Copy the data exactly as it appears, and do not include any pictures.

** start **

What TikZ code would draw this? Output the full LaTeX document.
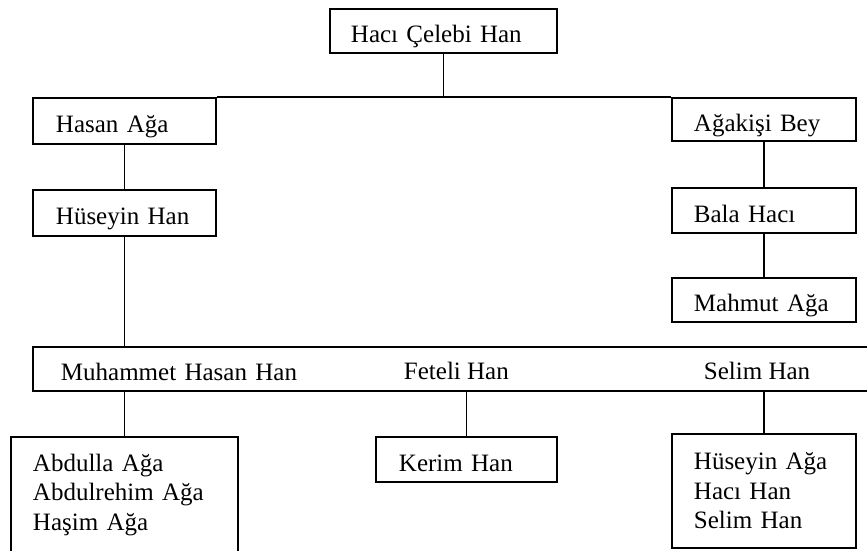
\documentclass[tikz,border=0pt]{standalone}
\usepackage{fontspec}
\setmainfont{Liberation Serif}
\begin{document}
\begin{tikzpicture}[x=1pt,y=-1pt,line width=1.9pt,
  every node/.style={font=\fontsize{25}{29.5}\selectfont},
  box/.style={draw, anchor=north west, align=left, inner ysep=0pt},
  one/.style={text height=24pt, text depth=0pt},
  plain/.style={anchor=base west, inner sep=0pt}]
\useasboundingbox (0,0) rectangle (867,550);
% top
\node[box, one, minimum width=227pt, minimum height=44pt, inner xsep=21pt, text width=185pt] (top) at (329,8) {Hacı Çelebi Han};
% left column
\node[box, one, minimum width=183pt, minimum height=46pt, inner xsep=23pt, text width=137pt] (hasan) at (32,97) {Hasan Ağa};
\node[box, one, minimum width=183pt, minimum height=46pt, inner xsep=23pt, text width=137pt] (huseyin) at (32,189) {Hüseyin Han};
% right column
\node[box, one, minimum width=184pt, minimum height=43pt, inner xsep=22pt, text width=140pt] (agakisi) at (671,97) {Ağakişi Bey};
\node[box, one, minimum width=184pt, minimum height=45pt, inner xsep=22pt, text width=140pt] (bala) at (671,187) {Bala Hacı};
\node[box, one, minimum width=184pt, minimum height=44pt, inner xsep=22pt, text width=140pt] (mahmut) at (671,277) {Mahmut Ağa};
% long bar
\node[box, one, minimum width=848pt, minimum height=44pt, inner xsep=28pt, text width=792pt] (bar) at (32,346) {Muhammet Hasan Han};
\node[plain] (feteli) at (403,379) {Feteli Han};
\node[plain] (selim) at (703,379) {Selim Han};
% bottom row
\node[box, minimum width=227pt, minimum height=116pt, inner xsep=22pt, text width=183pt] (abd) at (10,436) {Abdulla Ağa\\Abdulrehim Ağa\\Haşim Ağa};
\node[box, one, minimum width=181pt, minimum height=45pt, inner xsep=23pt, text width=135pt] (kerim) at (375,436) {Kerim Han};
\node[box, minimum width=184pt, minimum height=114pt, inner xsep=22pt, text width=140pt] (selimbox) at (671,433) {Hüseyin Ağa\\Hacı Han\\Selim Han};
% connectors
\draw (top.south) -- (top.south |- hasan.north);
\draw (hasan.north east) -- (agakisi.north west);
\draw (hasan.south) -- (huseyin.north);
\draw (huseyin.south) -- (huseyin.south |- bar.north);
\draw (agakisi.south) -- (bala.north);
\draw (bala.south) -- (mahmut.north);
\draw (abd.north) -- (abd.north |- bar.south);
\draw (kerim.north) -- (kerim.north |- bar.south);
\draw (selimbox.north) -- (selimbox.north |- bar.south);
\end{tikzpicture}
\end{document}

** end **

Result of this task:
What TikZ code would draw this? Output the full LaTeX document.
\documentclass[tikz,border=0pt]{standalone}
\usepackage{fontspec}
\setmainfont{Liberation Serif}
\begin{document}
\begin{tikzpicture}[x=1pt,y=-1pt,line width=1.9pt,
  every node/.style={font=\fontsize{25}{29.5}\selectfont},
  box/.style={draw, anchor=north west, align=left, inner ysep=0pt},
  one/.style={text height=24pt, text depth=0pt},
  plain/.style={anchor=base west, inner sep=0pt}]
\useasboundingbox (0,0) rectangle (867,550);
% top
\node[box, one, minimum width=227pt, minimum height=44pt, inner xsep=21pt, text width=185pt] (top) at (329,8) {Hacı Çelebi Han};
% left column
\node[box, one, minimum width=183pt, minimum height=46pt, inner xsep=23pt, text width=137pt] (hasan) at (32,97) {Hasan Ağa};
\node[box, one, minimum width=183pt, minimum height=46pt, inner xsep=23pt, text width=137pt] (huseyin) at (32,189) {Hüseyin Han};
% right column
\node[box, one, minimum width=184pt, minimum height=43pt, inner xsep=22pt, text width=140pt] (agakisi) at (671,97) {Ağakişi Bey};
\node[box, one, minimum width=184pt, minimum height=45pt, inner xsep=22pt, text width=140pt] (bala) at (671,187) {Bala Hacı};
\node[box, one, minimum width=184pt, minimum height=44pt, inner xsep=22pt, text width=140pt] (mahmut) at (671,277) {Mahmut Ağa};
% long bar
\node[box, one, minimum width=848pt, minimum height=44pt, inner xsep=28pt, text width=792pt] (bar) at (32,346) {Muhammet Hasan Han};
\node[plain] (feteli) at (403,379) {Feteli Han};
\node[plain] (selim) at (703,379) {Selim Han};
% bottom row
\node[box, minimum width=227pt, minimum height=116pt, inner xsep=22pt, text width=183pt] (abd) at (10,436) {Abdulla Ağa\\Abdulrehim Ağa\\Haşim Ağa};
\node[box, one, minimum width=181pt, minimum height=45pt, inner xsep=23pt, text width=135pt] (kerim) at (375,436) {Kerim Han};
\node[box, minimum width=184pt, minimum height=114pt, inner xsep=22pt, text width=140pt] (selimbox) at (671,433) {Hüseyin Ağa\\Hacı Han\\Selim Han};
% connectors
\draw (top.south) -- (top.south |- hasan.north);
\draw (hasan.north east) -- (agakisi.north west);
\draw (hasan.south) -- (huseyin.north);
\draw (huseyin.south) -- (huseyin.south |- bar.north);
\draw (agakisi.south) -- (bala.north);
\draw (bala.south) -- (mahmut.north);
\draw (abd.north) -- (abd.north |- bar.south);
\draw (kerim.north) -- (kerim.north |- bar.south);
\draw (selimbox.north) -- (selimbox.north |- bar.south);
\end{tikzpicture}
\end{document}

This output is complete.